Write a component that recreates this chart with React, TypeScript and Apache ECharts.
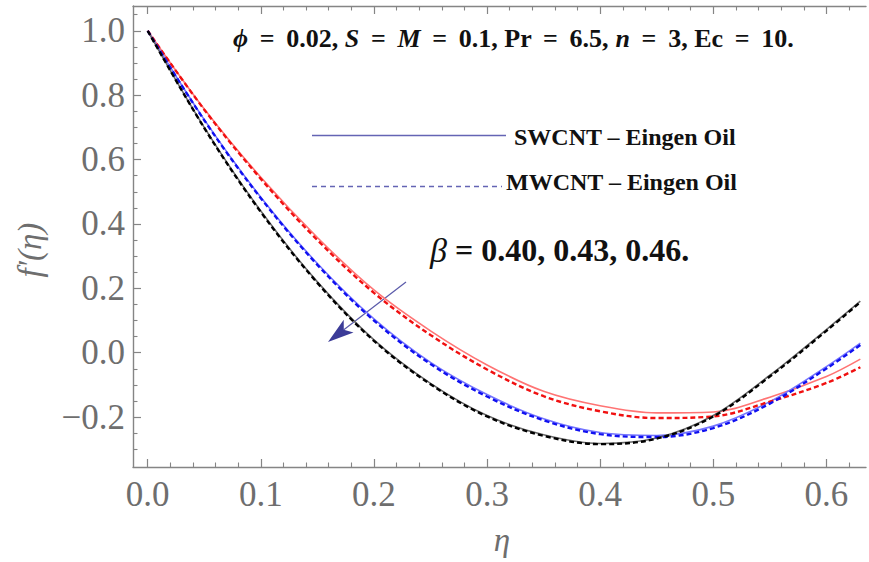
import React, { useEffect, useRef } from "react";
import * as echarts from "echarts";

// η grid (x values) shared by all curves
const etaValues = [0, 0.05, 0.1, 0.15, 0.2, 0.25, 0.3, 0.35, 0.4, 0.45, 0.5, 0.55, 0.6, 0.63];

// f'(η); β = 0.40 (red), 0.43 (blue), 0.46 (black)
const swcntBeta040 = [1, 0.757, 0.545, 0.358, 0.195, 0.068, -0.038, -0.12, -0.165, -0.187, -0.184, -0.138, -0.074, -0.02];
const mwcntBeta040 = [1, 0.755, 0.54, 0.35, 0.186, 0.055, -0.052, -0.135, -0.182, -0.203, -0.198, -0.152, -0.094, -0.045];
const swcntBeta043 = [1, 0.724, 0.483, 0.277, 0.105, -0.03, -0.13, -0.205, -0.248, -0.257, -0.228, -0.152, -0.043, 0.03];
const mwcntBeta043 = [1, 0.722, 0.48, 0.273, 0.1, -0.035, -0.136, -0.21, -0.253, -0.262, -0.234, -0.158, -0.049, 0.024];
const swcntBeta046 = [1, 0.7, 0.44, 0.22, 0.04, -0.095, -0.195, -0.255, -0.282, -0.265, -0.195, -0.07, 0.072, 0.16];
const mwcntBeta046 = [1, 0.698, 0.437, 0.217, 0.037, -0.098, -0.198, -0.258, -0.284, -0.267, -0.198, -0.074, 0.068, 0.157];

// ticks
const xMajorTicks = [0, 0.1, 0.2, 0.3, 0.4, 0.5, 0.6];
const xMinorTicks = [0.02, 0.04, 0.06, 0.08, 0.12, 0.14, 0.16, 0.18, 0.22, 0.24, 0.26, 0.28, 0.32, 0.34, 0.36, 0.38, 0.42, 0.44, 0.46, 0.48, 0.52, 0.54, 0.56, 0.58, 0.62];
const yMajorTicks = [-0.2, 0, 0.2, 0.4, 0.6, 0.8, 1.0];
const yMinorTicks = [-0.3, -0.25, -0.15, -0.1, -0.05, 0.05, 0.1, 0.15, 0.25, 0.3, 0.35, 0.45, 0.5, 0.55, 0.65, 0.7, 0.75, 0.85, 0.9, 0.95, 1.05];

const X_MIN = -0.013;
const X_MAX = 0.635;
const Y_MIN = -0.355;
const Y_MAX = 1.077;

const SERIF = "'Liberation Serif', 'Times New Roman', serif";
const AXIS_GRAY = "#858585";
const LABEL_GRAY = "#6e6e6e";

const fmt = (v: number) => {
  const s = Math.abs(v).toFixed(1);
  return v < -1e-9 ? "\u2212" + s : s;
};

function pairs(ys: number[]) {
  return etaValues.map((x, i) => [x, ys[i]]);
}

export default function App() {
  const ref = useRef<HTMLDivElement>(null);
  useEffect(() => {
    if (!ref.current) return;
    const chart = echarts.init(ref.current, undefined, { renderer: "svg" });

    const baseX = {
      type: "value" as const,
      min: X_MIN,
      max: X_MAX,
      splitLine: { show: false },
    };
    const baseY = {
      type: "value" as const,
      min: Y_MIN,
      max: Y_MAX,
      splitLine: { show: false },
    };
    const line = (show: boolean) => ({
      show,
      onZero: false,
      lineStyle: { color: AXIS_GRAY, width: 1.4 },
    });

    const solid = (name: string, ys: number[], color: string) => ({
      name,
      type: "line",
      data: pairs(ys),
      smooth: 0.35,
      showSymbol: false,
      lineStyle: { color, width: 1.6 },
      z: 2,
    });
    const dashed = (name: string, ys: number[], color: string) => ({
      name,
      type: "line",
      data: pairs(ys),
      smooth: 0.35,
      showSymbol: false,
      lineStyle: { color, width: 2.4, type: [5, 3] },
      z: 3,
    });

    const tip = [328, 342];
    const notch = [343.8, 329.8];
    const c1 = [353.5, 332.4];
    const c2 = [343.7, 319.8];

    chart.setOption({
      animation: false,
      backgroundColor: "#ffffff",
      grid: { left: 133, right: 3, top: 6, bottom: 95, containLabel: false },
      xAxis: [
        {
          ...baseX,
          position: "bottom",
          axisLine: line(true),
          axisTick: { show: true, inside: true, length: 8, customValues: xMajorTicks, lineStyle: { color: AXIS_GRAY, width: 1.2 } },
          axisLabel: {
            show: true,
            customValues: xMajorTicks,
            formatter: (v: number) => fmt(v),
            color: LABEL_GRAY,
            fontSize: 35,
            fontFamily: SERIF,
            margin: 10,
          },
        },
        {
          ...baseX,
          position: "bottom",
          axisLine: line(false),
          axisTick: { show: true, inside: true, length: 4.5, customValues: xMinorTicks, lineStyle: { color: AXIS_GRAY, width: 1.1 } },
          axisLabel: { show: false },
        },
        {
          ...baseX,
          position: "top",
          axisLine: line(true),
          axisTick: { show: true, inside: true, length: 8, customValues: xMajorTicks, lineStyle: { color: AXIS_GRAY, width: 1.2 } },
          axisLabel: { show: false },
        },
        {
          ...baseX,
          position: "top",
          axisLine: line(false),
          axisTick: { show: true, inside: true, length: 4.5, customValues: xMinorTicks, lineStyle: { color: AXIS_GRAY, width: 1.1 } },
          axisLabel: { show: false },
        },
      ],
      yAxis: [
        {
          ...baseY,
          position: "left",
          axisLine: line(true),
          axisTick: { show: true, inside: true, length: 8, customValues: yMajorTicks, lineStyle: { color: AXIS_GRAY, width: 1.2 } },
          axisLabel: {
            show: true,
            customValues: yMajorTicks,
            formatter: (v: number) => fmt(v),
            color: LABEL_GRAY,
            fontSize: 35,
            fontFamily: SERIF,
            margin: 8,
          },
        },
        {
          ...baseY,
          position: "left",
          axisLine: line(false),
          axisTick: { show: true, inside: true, length: 4.5, customValues: yMinorTicks, lineStyle: { color: AXIS_GRAY, width: 1.1 } },
          axisLabel: { show: false },
        },
      ],
      series: [
        solid("SWCNT β=0.40", swcntBeta040, "#ff7474"),
        solid("SWCNT β=0.43", swcntBeta043, "#7474ff"),
        solid("SWCNT β=0.46", swcntBeta046, "#6a6a6a"),
        dashed("MWCNT β=0.40", mwcntBeta040, "#f01010"),
        dashed("MWCNT β=0.43", mwcntBeta043, "#1010f0"),
        dashed("MWCNT β=0.46", mwcntBeta046, "#000000"),
      ],
      graphic: [
        {
          type: "text",
          left: 233,
          top: 25,
          style: {
            text: "{i|\u03d5} \u2009=\u2009 0.02, {i|S} \u2009=\u2009 {i|M} \u2009=\u2009 0.1, Pr \u2009=\u2009 6.5, {i|n} \u2009=\u2009 3, Ec \u2009=\u2009 10.",
            fontFamily: SERIF,
            fontWeight: "bold",
            fontSize: 26,
            fill: "#111",
            rich: {
              i: { fontFamily: SERIF, fontWeight: "bold", fontStyle: "italic", fontSize: 26, fill: "#111" },
            },
          },
        },
        {
          type: "line",
          shape: { x1: 312, y1: 135.5, x2: 506, y2: 135.5 },
          style: { stroke: "#6464b4", lineWidth: 1.5 },
        },
        {
          type: "text",
          left: 514,
          top: 125,
          style: { text: "SWCNT \u2013 Eingen Oil", fontFamily: SERIF, fontWeight: "bold", fontSize: 24, fill: "#111" },
        },
        {
          type: "line",
          shape: { x1: 312, y1: 186.5, x2: 502, y2: 186.5 },
          style: { stroke: "#6464b4", lineWidth: 1.5, lineDash: [5, 4] },
        },
        {
          type: "text",
          left: 506,
          top: 170,
          style: { text: "MWCNT \u2013 Eingen Oil", fontFamily: SERIF, fontWeight: "bold", fontSize: 24, fill: "#111" },
        },
        {
          type: "text",
          left: 430,
          top: 233,
          style: {
            text: "{g|\u03b2} = 0.40, 0.43, 0.46.",
            fontFamily: SERIF,
            fontWeight: "bold",
            fontSize: 32,
            fill: "#111",
            rich: {
              g: { fontFamily: SERIF, fontStyle: "italic", fontWeight: "normal", fontSize: 34, fill: "#111" },
            },
          },
        },
        {
          type: "line",
          shape: { x1: 406, y1: 282, x2: notch[0], y2: notch[1] },
          style: { stroke: "#5a5aaa", lineWidth: 1.2 },
        },
        {
          type: "polygon",
          shape: { points: [tip, c1, notch, c2] },
          style: { fill: "#3c3c98" },
        },
        {
          type: "text",
          x: 30,
          y: 250,
          rotation: Math.PI / 2,
          style: {
            text: "f\u2032(\u03b7)",
            fontFamily: SERIF,
            fontStyle: "italic",
            fontSize: 33,
            fill: LABEL_GRAY,
            align: "center",
            verticalAlign: "middle",
          },
        },
        {
          type: "text",
          x: 502,
          y: 540,
          style: {
            text: "\u03b7",
            fontFamily: SERIF,
            fontStyle: "italic",
            fontSize: 33,
            fill: LABEL_GRAY,
            align: "center",
            verticalAlign: "middle",
          },
        },
      ],
    });
    return () => chart.dispose();
  }, []);
  return <div ref={ref} style={{ position: "fixed", left: 0, top: 0, width: 869, height: 562, background: "#fff" }} />;
}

• _WHAT YOU WILL DO_
Write out, word for word, the lines from the start of the data through the one holding "import * as". Omit pictures.

• _TASK RESPONSE_
Write a component that recreates this chart with React, TypeScript and Apache ECharts.
import React, { useEffect, useRef } from "react";
import * as echarts from "echarts";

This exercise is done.